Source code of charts
'''
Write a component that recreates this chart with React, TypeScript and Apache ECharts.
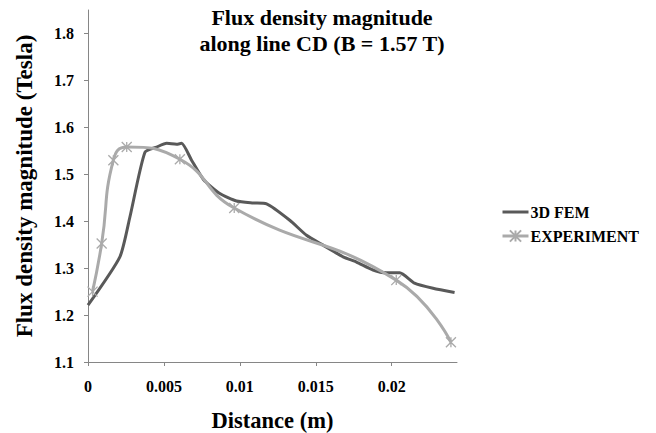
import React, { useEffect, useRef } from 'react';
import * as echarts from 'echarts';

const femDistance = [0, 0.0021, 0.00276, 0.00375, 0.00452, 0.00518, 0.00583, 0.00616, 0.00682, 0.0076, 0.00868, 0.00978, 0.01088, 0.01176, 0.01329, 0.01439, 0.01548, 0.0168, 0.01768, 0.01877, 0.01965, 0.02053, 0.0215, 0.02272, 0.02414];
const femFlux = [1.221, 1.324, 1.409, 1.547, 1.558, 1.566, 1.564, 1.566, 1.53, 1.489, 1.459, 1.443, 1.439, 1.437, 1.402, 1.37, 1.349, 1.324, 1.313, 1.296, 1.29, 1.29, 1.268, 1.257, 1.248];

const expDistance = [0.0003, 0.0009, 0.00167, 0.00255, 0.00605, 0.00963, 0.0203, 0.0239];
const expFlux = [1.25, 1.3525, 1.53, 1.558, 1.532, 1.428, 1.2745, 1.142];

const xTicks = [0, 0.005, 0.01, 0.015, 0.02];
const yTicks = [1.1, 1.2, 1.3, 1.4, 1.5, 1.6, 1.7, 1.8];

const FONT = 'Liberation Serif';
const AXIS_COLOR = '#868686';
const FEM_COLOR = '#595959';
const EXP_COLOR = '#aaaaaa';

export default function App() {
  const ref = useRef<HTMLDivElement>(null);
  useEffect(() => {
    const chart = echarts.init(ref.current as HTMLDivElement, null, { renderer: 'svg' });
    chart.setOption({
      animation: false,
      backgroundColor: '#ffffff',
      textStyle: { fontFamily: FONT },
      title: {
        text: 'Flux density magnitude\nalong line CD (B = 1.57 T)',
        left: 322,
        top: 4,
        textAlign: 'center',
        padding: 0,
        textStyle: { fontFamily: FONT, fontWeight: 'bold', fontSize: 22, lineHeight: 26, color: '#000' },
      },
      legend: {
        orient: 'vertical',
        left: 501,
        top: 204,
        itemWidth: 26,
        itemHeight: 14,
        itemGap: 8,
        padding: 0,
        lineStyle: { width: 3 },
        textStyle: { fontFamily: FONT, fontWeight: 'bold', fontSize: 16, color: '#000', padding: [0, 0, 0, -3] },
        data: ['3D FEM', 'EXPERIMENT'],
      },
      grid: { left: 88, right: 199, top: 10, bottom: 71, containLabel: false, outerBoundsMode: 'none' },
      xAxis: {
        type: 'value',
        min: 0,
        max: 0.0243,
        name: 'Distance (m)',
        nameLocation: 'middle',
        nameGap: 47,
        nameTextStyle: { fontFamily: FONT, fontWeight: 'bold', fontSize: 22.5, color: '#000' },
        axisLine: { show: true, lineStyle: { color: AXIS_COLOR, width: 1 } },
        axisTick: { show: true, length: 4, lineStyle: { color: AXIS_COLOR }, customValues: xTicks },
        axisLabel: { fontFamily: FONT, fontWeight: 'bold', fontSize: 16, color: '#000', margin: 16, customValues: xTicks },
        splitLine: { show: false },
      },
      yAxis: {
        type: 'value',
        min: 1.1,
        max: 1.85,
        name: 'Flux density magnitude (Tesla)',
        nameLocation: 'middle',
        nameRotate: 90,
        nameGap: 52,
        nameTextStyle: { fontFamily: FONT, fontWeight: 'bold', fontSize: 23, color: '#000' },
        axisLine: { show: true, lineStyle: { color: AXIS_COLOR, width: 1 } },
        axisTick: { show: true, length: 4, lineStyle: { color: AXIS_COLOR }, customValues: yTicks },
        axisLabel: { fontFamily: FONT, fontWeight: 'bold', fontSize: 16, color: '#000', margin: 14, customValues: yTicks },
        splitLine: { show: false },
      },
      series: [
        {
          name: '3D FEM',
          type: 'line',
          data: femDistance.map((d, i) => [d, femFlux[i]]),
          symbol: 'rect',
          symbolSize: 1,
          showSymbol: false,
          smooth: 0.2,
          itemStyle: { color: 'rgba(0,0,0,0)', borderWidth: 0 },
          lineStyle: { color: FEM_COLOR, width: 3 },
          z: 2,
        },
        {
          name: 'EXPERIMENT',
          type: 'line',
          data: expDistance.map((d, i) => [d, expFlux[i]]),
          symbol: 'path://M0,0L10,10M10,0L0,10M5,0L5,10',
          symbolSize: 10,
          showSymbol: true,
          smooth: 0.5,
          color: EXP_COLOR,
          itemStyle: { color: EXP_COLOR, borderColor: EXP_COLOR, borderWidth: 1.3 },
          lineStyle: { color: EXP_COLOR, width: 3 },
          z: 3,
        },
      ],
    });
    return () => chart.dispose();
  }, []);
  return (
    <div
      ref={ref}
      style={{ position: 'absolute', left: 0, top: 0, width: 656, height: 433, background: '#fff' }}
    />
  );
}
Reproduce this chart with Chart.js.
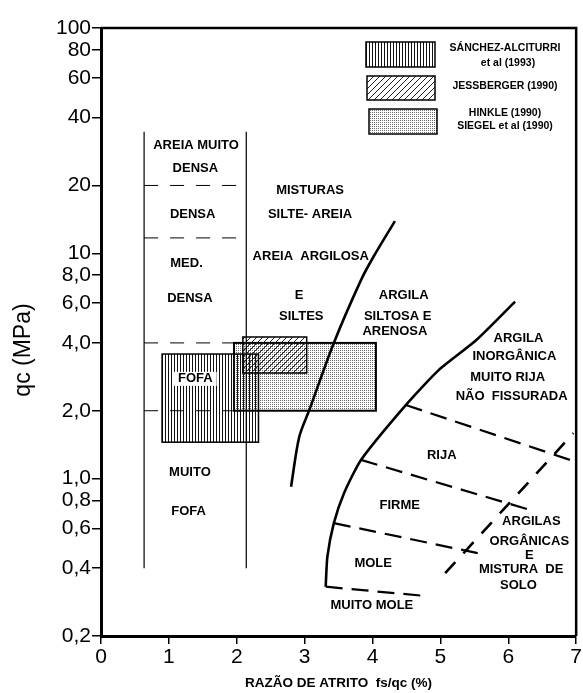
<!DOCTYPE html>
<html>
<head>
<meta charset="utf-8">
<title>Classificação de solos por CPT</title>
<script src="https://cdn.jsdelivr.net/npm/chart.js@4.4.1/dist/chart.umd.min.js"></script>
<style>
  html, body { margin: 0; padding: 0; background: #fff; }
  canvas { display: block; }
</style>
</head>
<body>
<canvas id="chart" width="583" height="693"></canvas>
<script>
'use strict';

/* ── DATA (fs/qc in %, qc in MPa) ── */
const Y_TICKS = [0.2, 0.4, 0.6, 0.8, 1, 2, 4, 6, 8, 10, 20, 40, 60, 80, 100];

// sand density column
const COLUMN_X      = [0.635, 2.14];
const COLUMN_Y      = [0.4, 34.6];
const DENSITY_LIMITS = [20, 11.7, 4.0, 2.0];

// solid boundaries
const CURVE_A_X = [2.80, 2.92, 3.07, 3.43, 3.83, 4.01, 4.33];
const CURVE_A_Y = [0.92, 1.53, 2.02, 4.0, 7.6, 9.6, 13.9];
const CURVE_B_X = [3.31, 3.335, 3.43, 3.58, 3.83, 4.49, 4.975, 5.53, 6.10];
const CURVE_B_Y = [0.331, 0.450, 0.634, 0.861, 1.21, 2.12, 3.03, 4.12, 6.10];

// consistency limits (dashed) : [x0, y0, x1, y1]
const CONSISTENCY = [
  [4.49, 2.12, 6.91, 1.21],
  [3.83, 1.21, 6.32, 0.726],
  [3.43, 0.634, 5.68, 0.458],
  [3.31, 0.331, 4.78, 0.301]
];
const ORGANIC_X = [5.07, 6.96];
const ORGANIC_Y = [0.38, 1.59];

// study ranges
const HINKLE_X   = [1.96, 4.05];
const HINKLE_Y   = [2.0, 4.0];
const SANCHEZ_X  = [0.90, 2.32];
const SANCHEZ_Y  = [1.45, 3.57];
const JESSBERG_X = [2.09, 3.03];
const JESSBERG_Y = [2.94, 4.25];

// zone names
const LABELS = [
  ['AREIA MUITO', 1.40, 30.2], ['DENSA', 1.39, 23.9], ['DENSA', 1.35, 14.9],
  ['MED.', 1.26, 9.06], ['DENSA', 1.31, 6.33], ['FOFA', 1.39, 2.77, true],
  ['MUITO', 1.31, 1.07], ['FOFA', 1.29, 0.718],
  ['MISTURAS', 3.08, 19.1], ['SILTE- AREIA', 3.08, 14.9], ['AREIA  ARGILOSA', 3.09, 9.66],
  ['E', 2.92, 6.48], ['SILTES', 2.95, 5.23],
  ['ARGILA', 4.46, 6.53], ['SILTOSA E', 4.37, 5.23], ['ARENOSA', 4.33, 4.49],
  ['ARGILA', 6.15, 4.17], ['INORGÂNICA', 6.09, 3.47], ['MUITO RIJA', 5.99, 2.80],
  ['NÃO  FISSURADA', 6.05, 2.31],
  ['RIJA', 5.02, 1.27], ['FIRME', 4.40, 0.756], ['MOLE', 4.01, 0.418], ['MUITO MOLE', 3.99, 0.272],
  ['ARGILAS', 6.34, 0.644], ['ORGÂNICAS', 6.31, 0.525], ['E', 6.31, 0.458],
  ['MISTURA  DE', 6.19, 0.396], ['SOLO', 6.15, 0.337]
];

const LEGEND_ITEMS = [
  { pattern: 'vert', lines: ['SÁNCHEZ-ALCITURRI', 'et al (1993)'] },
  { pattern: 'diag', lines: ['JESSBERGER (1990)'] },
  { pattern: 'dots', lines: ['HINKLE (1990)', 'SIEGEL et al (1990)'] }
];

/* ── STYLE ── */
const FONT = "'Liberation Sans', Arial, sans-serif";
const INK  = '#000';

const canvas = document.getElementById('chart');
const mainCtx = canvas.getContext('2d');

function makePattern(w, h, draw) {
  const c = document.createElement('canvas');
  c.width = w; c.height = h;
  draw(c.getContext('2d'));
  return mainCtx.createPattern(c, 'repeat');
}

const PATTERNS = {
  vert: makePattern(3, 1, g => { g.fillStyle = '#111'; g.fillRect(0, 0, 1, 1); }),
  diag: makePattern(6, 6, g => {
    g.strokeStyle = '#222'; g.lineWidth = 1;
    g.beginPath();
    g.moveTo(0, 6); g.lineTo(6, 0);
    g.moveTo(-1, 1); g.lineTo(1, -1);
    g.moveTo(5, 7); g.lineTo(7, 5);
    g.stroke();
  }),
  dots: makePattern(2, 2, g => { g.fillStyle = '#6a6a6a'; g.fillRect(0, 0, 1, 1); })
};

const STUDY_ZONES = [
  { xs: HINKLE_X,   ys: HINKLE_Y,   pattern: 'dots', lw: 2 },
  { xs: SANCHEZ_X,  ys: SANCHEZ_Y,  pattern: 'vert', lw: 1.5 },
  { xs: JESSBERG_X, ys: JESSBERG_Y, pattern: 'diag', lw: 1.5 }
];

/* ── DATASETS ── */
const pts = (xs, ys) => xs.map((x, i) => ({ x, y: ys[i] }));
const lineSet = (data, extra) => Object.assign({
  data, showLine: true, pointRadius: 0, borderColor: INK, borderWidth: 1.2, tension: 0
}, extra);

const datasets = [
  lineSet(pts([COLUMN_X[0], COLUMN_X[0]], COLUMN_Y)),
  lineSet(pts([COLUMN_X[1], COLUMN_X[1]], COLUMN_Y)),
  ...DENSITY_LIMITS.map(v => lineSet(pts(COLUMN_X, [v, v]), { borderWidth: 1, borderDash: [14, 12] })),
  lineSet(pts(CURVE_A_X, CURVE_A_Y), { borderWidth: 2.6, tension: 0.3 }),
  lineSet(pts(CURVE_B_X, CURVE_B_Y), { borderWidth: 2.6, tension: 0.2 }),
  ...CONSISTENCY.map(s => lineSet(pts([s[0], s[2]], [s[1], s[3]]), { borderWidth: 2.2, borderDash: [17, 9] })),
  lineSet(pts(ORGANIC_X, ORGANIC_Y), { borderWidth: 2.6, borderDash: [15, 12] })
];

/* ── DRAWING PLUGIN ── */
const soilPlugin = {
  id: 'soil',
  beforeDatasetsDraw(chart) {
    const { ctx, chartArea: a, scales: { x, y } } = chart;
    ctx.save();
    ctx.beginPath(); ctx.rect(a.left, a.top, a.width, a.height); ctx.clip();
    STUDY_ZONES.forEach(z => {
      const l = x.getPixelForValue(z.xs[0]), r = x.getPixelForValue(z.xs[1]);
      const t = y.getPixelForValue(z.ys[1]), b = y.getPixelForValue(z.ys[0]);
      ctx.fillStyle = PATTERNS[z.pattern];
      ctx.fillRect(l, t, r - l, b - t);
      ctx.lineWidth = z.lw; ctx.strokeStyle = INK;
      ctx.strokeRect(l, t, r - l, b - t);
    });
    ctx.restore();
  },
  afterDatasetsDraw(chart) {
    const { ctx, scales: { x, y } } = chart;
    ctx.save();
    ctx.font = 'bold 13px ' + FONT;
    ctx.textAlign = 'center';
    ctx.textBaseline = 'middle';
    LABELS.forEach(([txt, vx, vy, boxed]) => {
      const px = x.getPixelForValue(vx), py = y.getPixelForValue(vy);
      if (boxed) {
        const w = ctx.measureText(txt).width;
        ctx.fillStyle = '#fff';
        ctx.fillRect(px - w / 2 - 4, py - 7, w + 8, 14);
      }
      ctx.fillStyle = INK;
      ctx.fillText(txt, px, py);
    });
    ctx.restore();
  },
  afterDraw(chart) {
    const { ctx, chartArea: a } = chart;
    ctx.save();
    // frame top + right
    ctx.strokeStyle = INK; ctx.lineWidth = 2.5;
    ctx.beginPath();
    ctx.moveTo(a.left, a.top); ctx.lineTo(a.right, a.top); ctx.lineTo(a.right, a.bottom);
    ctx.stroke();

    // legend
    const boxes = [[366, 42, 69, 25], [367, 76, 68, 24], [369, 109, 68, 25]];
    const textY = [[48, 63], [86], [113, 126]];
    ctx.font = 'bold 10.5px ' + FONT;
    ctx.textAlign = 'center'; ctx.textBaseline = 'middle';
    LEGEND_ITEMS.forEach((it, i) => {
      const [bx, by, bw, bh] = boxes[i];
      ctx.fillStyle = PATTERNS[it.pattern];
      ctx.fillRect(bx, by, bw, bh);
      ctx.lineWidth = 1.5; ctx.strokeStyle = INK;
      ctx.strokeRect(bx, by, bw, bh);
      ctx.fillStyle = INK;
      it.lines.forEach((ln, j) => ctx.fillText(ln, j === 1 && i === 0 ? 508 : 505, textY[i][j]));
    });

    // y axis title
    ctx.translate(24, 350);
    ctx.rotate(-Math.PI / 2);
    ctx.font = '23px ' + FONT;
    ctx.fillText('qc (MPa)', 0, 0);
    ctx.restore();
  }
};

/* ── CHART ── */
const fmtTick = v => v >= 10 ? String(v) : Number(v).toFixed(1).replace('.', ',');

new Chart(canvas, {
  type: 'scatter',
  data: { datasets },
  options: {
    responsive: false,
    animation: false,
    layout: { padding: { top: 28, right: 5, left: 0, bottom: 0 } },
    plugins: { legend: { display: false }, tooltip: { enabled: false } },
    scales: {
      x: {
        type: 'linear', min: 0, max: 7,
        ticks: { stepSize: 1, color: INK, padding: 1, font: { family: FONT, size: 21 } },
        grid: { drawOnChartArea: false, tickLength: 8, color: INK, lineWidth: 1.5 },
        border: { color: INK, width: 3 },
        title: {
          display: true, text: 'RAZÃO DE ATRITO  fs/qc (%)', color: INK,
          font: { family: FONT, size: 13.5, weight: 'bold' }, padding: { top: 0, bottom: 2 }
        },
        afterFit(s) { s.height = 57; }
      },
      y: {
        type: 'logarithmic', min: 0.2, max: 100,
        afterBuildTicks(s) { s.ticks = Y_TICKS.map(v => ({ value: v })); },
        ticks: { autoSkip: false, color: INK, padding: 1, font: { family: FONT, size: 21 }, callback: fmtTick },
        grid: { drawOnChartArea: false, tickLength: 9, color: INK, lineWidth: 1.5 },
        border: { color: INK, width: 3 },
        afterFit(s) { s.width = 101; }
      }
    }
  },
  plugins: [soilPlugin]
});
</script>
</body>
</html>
'''
• _Challenge_:
Please quote exactly the run of lines that starts the entries and ends at the line containing "1.268, 1.257, 1.248];", leaving out every picture.

• _Answer to the problem_:
Write a component that recreates this chart with React, TypeScript and Apache ECharts.
import React, { useEffect, useRef } from 'react';
import * as echarts from 'echarts';

const femDistance = [0, 0.0021, 0.00276, 0.00375, 0.00452, 0.00518, 0.00583, 0.00616, 0.00682, 0.0076, 0.00868, 0.00978, 0.01088, 0.01176, 0.01329, 0.01439, 0.01548, 0.0168, 0.01768, 0.01877, 0.01965, 0.02053, 0.0215, 0.02272, 0.02414];
const femFlux = [1.221, 1.324, 1.409, 1.547, 1.558, 1.566, 1.564, 1.566, 1.53, 1.489, 1.459, 1.443, 1.439, 1.437, 1.402, 1.37, 1.349, 1.324, 1.313, 1.296, 1.29, 1.29, 1.268, 1.257, 1.248];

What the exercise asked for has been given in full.